To do:
Stop at the line containing "(3,4) rectangle (502.5,350);": repeat exactly every line of the entries below from the first up to it, plus that line, with pictures omitted.

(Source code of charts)
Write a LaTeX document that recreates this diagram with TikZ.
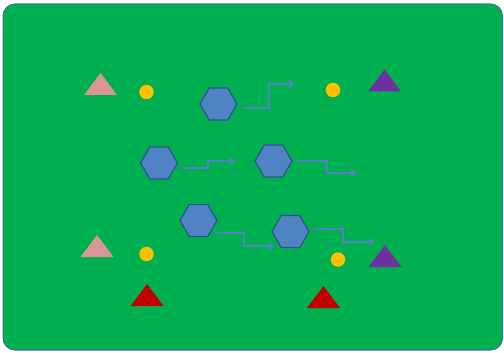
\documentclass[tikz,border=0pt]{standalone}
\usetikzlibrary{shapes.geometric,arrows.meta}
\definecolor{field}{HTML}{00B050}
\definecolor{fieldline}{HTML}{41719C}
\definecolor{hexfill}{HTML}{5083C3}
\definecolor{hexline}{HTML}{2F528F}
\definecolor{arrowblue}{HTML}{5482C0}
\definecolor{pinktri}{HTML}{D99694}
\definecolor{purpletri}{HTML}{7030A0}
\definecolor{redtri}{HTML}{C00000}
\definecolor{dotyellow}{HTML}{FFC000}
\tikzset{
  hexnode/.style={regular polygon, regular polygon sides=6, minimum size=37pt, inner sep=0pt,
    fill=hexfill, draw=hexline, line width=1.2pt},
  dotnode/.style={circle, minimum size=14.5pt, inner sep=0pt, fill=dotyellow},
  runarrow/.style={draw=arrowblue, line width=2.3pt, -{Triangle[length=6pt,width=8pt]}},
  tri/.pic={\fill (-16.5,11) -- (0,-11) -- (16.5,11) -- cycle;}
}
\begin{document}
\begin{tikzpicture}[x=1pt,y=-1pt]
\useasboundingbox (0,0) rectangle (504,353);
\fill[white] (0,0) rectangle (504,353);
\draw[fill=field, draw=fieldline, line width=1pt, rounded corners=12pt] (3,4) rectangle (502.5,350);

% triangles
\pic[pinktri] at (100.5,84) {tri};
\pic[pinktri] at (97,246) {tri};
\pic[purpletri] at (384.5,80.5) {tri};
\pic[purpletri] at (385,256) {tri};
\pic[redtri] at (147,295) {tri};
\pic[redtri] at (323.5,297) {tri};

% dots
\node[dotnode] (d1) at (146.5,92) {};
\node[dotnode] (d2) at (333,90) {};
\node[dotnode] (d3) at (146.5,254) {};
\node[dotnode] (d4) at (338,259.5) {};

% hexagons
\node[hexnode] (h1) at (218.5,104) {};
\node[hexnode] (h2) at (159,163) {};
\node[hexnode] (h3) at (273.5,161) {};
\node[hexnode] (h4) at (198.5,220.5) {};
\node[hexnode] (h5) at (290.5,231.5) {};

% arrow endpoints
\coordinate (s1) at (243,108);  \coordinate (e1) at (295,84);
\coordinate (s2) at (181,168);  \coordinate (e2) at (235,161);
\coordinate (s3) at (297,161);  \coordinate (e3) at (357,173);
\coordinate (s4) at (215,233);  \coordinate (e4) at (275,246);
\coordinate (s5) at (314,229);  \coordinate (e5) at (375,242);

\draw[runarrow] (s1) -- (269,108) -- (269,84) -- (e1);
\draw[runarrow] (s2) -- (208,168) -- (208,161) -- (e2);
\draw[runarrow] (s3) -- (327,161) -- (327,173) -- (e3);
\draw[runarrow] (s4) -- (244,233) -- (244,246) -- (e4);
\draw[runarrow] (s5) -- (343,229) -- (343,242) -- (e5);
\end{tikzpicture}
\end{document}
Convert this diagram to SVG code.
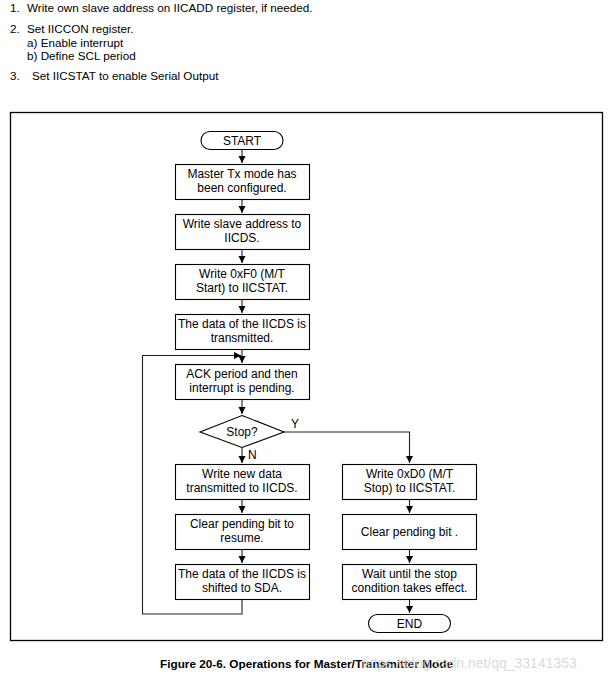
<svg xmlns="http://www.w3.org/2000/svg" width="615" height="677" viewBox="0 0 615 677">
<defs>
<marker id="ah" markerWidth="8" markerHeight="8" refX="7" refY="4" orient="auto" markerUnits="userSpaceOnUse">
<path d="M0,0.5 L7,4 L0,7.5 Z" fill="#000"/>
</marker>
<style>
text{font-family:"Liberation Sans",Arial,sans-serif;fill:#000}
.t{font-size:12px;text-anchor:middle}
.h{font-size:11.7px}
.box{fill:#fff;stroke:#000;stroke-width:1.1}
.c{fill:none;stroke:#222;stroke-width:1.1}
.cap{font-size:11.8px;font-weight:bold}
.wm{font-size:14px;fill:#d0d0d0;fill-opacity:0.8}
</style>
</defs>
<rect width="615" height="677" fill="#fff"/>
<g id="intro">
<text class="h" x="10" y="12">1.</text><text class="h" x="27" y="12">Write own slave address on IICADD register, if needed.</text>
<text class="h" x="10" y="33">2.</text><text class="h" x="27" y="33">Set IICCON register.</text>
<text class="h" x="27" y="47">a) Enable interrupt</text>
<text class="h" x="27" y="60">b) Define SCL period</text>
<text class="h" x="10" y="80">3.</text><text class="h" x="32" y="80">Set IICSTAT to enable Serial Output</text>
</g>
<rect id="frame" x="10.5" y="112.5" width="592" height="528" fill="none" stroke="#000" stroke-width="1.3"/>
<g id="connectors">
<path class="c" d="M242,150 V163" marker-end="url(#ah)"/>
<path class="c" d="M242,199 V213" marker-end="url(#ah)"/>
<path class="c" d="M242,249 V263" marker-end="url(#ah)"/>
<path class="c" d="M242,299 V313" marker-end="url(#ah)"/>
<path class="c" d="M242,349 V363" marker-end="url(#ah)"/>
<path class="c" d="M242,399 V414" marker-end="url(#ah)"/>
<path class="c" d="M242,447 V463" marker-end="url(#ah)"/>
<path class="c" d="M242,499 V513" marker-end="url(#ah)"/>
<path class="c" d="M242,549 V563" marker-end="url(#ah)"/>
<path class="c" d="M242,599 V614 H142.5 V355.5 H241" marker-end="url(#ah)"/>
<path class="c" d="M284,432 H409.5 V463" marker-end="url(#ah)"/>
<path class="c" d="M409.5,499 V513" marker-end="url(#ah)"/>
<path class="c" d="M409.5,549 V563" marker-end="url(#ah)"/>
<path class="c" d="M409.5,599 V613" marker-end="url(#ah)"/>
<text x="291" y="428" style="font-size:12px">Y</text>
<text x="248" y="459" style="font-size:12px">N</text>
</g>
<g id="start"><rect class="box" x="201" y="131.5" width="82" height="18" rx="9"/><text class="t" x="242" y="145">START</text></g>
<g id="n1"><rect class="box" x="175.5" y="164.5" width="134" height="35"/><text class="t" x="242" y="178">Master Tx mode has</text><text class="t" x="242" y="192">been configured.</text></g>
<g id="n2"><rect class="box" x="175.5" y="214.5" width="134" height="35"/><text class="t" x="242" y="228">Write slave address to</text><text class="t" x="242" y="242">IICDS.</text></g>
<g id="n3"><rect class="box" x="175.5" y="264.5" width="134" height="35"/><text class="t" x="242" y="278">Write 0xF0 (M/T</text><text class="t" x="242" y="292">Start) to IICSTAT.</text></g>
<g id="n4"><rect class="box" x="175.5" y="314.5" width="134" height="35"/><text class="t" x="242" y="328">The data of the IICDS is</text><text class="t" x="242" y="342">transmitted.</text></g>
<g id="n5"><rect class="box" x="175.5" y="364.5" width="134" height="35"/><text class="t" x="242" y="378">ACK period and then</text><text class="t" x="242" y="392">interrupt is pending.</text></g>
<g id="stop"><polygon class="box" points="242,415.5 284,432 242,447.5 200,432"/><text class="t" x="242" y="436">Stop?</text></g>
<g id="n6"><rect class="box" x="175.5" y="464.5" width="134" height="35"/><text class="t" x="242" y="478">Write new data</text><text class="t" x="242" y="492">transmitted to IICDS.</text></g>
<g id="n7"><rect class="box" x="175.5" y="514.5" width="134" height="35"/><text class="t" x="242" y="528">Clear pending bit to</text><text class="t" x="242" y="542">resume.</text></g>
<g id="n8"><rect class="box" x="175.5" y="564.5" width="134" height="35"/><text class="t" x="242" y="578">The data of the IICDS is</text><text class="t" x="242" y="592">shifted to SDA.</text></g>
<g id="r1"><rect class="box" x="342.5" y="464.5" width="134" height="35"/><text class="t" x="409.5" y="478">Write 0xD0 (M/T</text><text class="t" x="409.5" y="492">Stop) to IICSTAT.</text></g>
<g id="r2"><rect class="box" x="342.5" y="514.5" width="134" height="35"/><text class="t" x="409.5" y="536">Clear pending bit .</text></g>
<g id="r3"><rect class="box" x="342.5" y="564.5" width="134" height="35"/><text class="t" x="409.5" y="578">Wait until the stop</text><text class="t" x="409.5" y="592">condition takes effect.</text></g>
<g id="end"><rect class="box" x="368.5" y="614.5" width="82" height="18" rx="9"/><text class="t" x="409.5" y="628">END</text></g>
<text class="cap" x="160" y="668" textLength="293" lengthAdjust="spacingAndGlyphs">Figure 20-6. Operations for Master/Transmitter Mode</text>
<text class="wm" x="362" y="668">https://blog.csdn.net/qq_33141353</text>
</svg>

Output:
Write a LaTeX document that recreates this diagram with TikZ.
\documentclass[tikz,border=0pt]{standalone}
\usetikzlibrary{shapes.geometric,arrows.meta}
\definecolor{field}{HTML}{00B050}
\definecolor{fieldline}{HTML}{41719C}
\definecolor{hexfill}{HTML}{5083C3}
\definecolor{hexline}{HTML}{2F528F}
\definecolor{arrowblue}{HTML}{5482C0}
\definecolor{pinktri}{HTML}{D99694}
\definecolor{purpletri}{HTML}{7030A0}
\definecolor{redtri}{HTML}{C00000}
\definecolor{dotyellow}{HTML}{FFC000}
\tikzset{
  hexnode/.style={regular polygon, regular polygon sides=6, minimum size=37pt, inner sep=0pt,
    fill=hexfill, draw=hexline, line width=1.2pt},
  dotnode/.style={circle, minimum size=14.5pt, inner sep=0pt, fill=dotyellow},
  runarrow/.style={draw=arrowblue, line width=2.3pt, -{Triangle[length=6pt,width=8pt]}},
  tri/.pic={\fill (-16.5,11) -- (0,-11) -- (16.5,11) -- cycle;}
}
\begin{document}
\begin{tikzpicture}[x=1pt,y=-1pt]
\useasboundingbox (0,0) rectangle (504,353);
\fill[white] (0,0) rectangle (504,353);
\draw[fill=field, draw=fieldline, line width=1pt, rounded corners=12pt] (3,4) rectangle (502.5,350);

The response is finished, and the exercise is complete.